Abstract

AbstractTerabytes of weather data are generated every day by gridded model simulations and in situ and remotely sensed observations. With this accelerating accumulation of weather data, efficient computational solutions are needed to process, archive, and analyze the massive datasets. The Open Science Grid (OSG) is a consortium of computer resources around the United States that makes idle computer resources available for use by researchers in diverse scientific disciplines. The OSG is appropriate for high-throughput computing, that is, many parallel computational tasks. This work demonstrates how the OSG has been used to compute a large set of empirical cumulative distributions from hourly gridded analyses of the High-Resolution Rapid Refresh (HRRR) model run operationally by the Environmental Modeling Center of the National Centers for Environmental Prediction. These cumulative distributions derived from a 3-yr HRRR archive are computed for seven variables, over 1.9 million grid points, and each hour of the calendar year.
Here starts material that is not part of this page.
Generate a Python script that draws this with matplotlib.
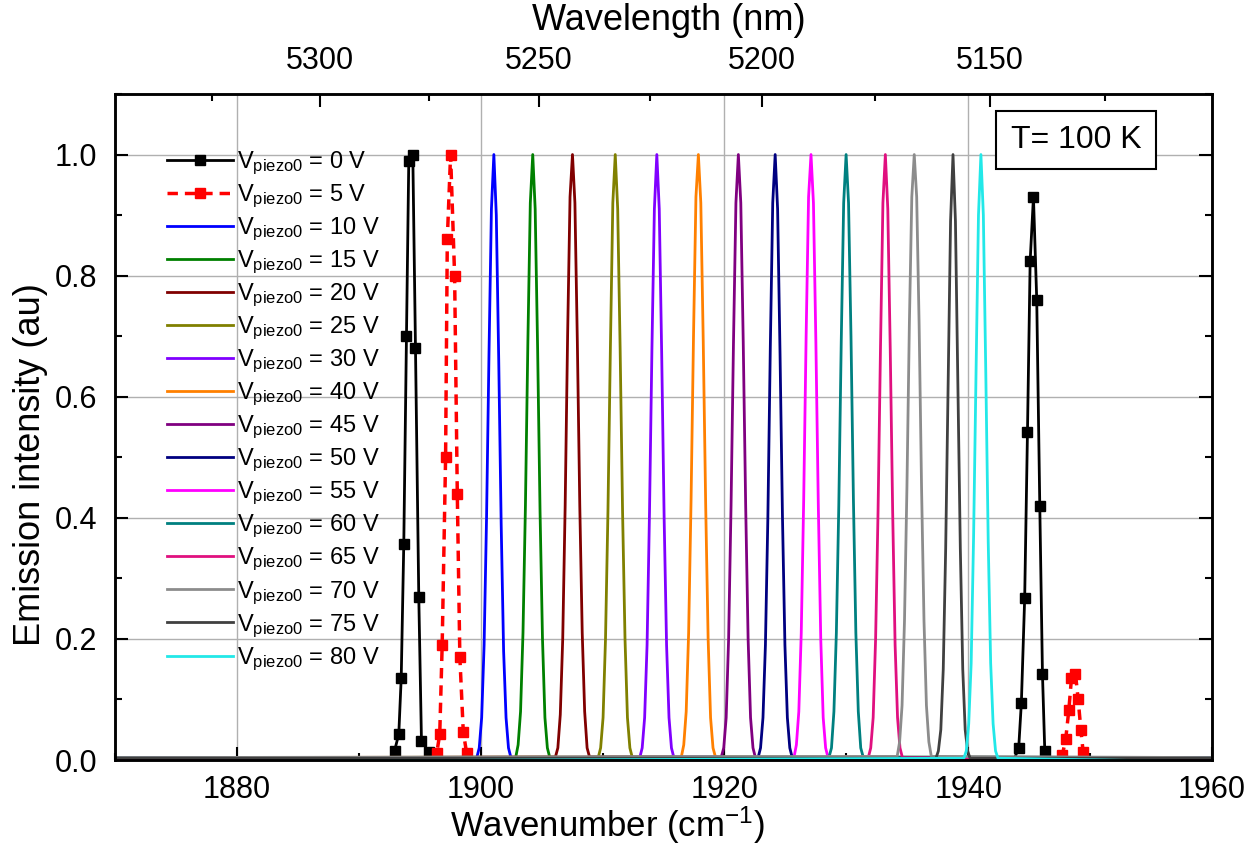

The HRRR cumulative distributions are used to evaluate near-surface wind, temperature, and humidity conditions during two wildland fire episodes—the North Bay fires, a wildfire complex in Northern California during October 2017 that was the deadliest and costliest in California history, and the western Oklahoma wildfires during April 2018. The approach used here illustrates ways to discriminate between typical and atypical atmospheric conditions forecasted by the HRRR model. Such information may be useful for model developers and operational forecasters assigned to provide weather support for fire management personnel.